The 112-unit rental development had been proposed with 104 parking spaces. At Wednesday’s meeting the developers said they’d added two more regular spaces to the design and six tandem spaces,
They also proposed design modifications that would let them add car lifts to 15 spaces, potentially doubling their capacity.
The commission’s debate largely centered around whether members believe studies that indicate developments near transit stations need less parking than ones further away from mass transit and to what extent a new project should be responsible for alleviating tight parking conditions in an existing neighborhood.
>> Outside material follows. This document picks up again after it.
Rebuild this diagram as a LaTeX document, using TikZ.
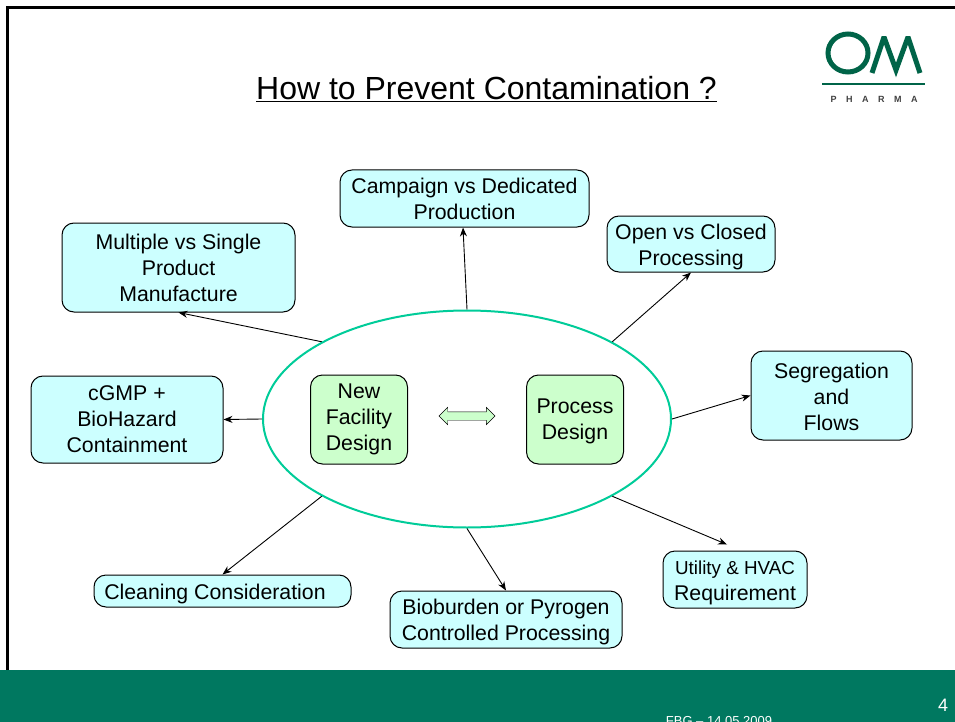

Scott Bernstein, president of the Center for Neighborhood Technology, said his group’s analysis of block group level data from the Census Bureau’s annual American Community Survey shows that city-wide Evanston households average 1.6 cars. But that drops to 1.17 cars per household for people living within a quarter mile of a transit station.
Bernstein, who lives at 917 Elmwood Ave., less than four blocks from the Chicago-Main intersection, said that for renters the figures are even lower — with renters living within a quarter mile of a transit stop averaging just 0.89 cars per household.
By contrast, Carl Bova, a structural engineer who lives at 1322 Rosalie St. in north Evanston, argued, based on city-wide data from the 1980 and 2000 censuses, that the number of people without cars in Evanston is not appreciably dropping.
Commission Chairman Scott Peters, a senior lecturer at the IIT School of Business, said he’s been doing research on demographic changes in communities and “my numbers are the same as what Scott Bernstein presented.”
He said the Evanston-wide numbers reflect that there “are still a lot of cars in Northwest Evanston where peole live in large single-family homes and have a different lifestyle.”
Several people who live near the site said that parking in and around their buildings is very tight and they voiced fears that the new development would add to congestion in the neighborhood.
But Peters said a Supreme Court ruling nearly a century ago determined that “no single property owner should have to bear a burden alone that should be allocated among the public.”
“In this case, if we are not able to move forward, this property owner is bearing a burden for all the buildings in the neighborhood that have no parking — and there are a lot of them.”
But one of the three commissioners who voted against the project, Kwesi Steele, said he was convinced the new development would aggravate parking problems in the neighborhood.
The project now goes to the City Council which will make the final decision on whether to approve it.